Okay, I admit it: I just watched a beauty video on YouTube and found myself getting annoyed with the vlogger. I won’t name her; suffice it to say she’s a smart-ass biker-type chick with lank dyed-blond hair (roots showing of course), 50,000 tattoos, and drag-queen makeup. The icing on the cake for me is that she has a harsh, grating, almost monotone tough-girl voice that gets on my nerves after about 30 seconds, particularly since she has a habit of droning on and on about minutia. However, I have to add that her voice is an improvement over those of the numerous young-girl beauty vloggers (all seem to be college age or younger) who have high-pitched, squeaky voices that feel like battery acid on the ears. Those girls make me long for the 1960’s when you could turn the treble down.
Anyway, this particular person is indeed some type of expert on beauty product ingredients, so I’ll give her that much. And she does have a lot of fans.
I’ll also allow that many, if not all female beauty vloggers stray into drag-queen territory now and then; this is hardly a mistake unique to her. Wayne Goss explained the problem best: drag queens have to build facial contours they don’t naturally have;* women make a mistake when they follow drag queens into that territory — simply because they generally don’t need to.***
That is to say that these women apply too much makeup (primer, foundation, contour, blush, bronzer — note that those last three products can actually cancel each other out if used incorrectly — highlighter, powder, five different shades of eyeshadow**, false lashes, etc….REALLY?), which only adds to the overcooked look.

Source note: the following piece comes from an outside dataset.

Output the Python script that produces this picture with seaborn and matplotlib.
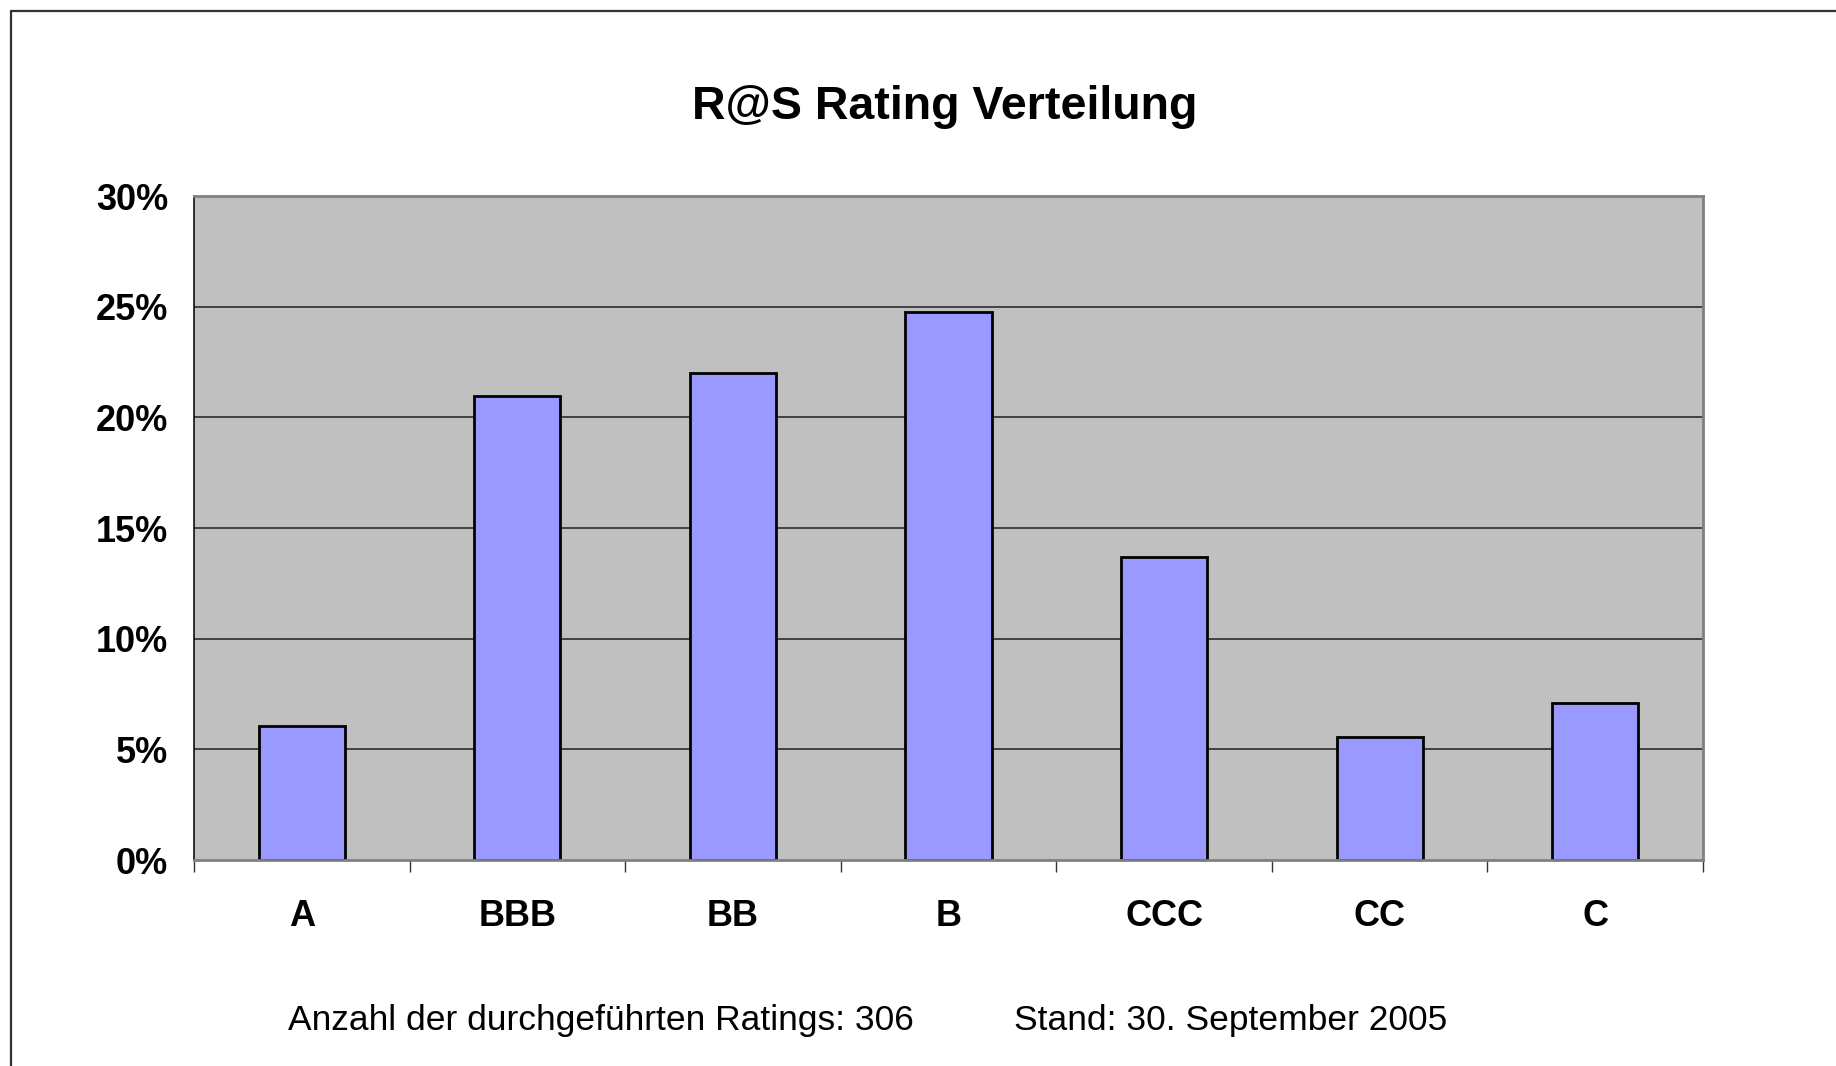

Honest, when you see some woman walking around like that in real life, you start wondering if it’s Halloween. It never really looks good.
Then again, it is their job to try lots of products, so it could be that they’re stuck with the fact that they look overdone.
Note that I didn’t and won’t say the name of the person I started off talking about. That’s because it doesn’t matter. The way she presents herself annoys me; it does not annoy hundreds of thousands of others.
That’s the thing: there are now at least 100 beauty vloggers on YouTube. Don’t like one? Watch someone else. Take, for instance, Tati Westbrook. I enjoy her and watch her almost daily. Lots of other people don’t like her and some tell her about it in her comments section. What’s the point of that? (My favorite criticism is that she’s ‘old;’ always a giveaway that the writer is a child under 25. Really doesn’t say anything about makeup or Tati or anything else.)
As for me, I’ll keep disliking Miss Hard Case — but will watch her anyway because she is so knowledgeable about ingredients — and that’s my prerogative. But will I comment about it on her videos? Nope.
YouTube is a big place. Don’t like one person, find someone else — or else realize that the problems you have with them aren’t as meaningful as the information they have to offer.
*video is from the fabulous Kimberly Clark, demonstrating a contour palette.
** I will someday go into my problem with the uber-popular eyeshadow palettes, which will probably get me blasted into the next universe. But for this article I decided to just stick to the issue of being annoyed by beauty vloggers.
***There are two female beauty vloggers I can think of offhand (one of them quite famous), who do benefit from using tons of contour products. But note, this is two of at least 100.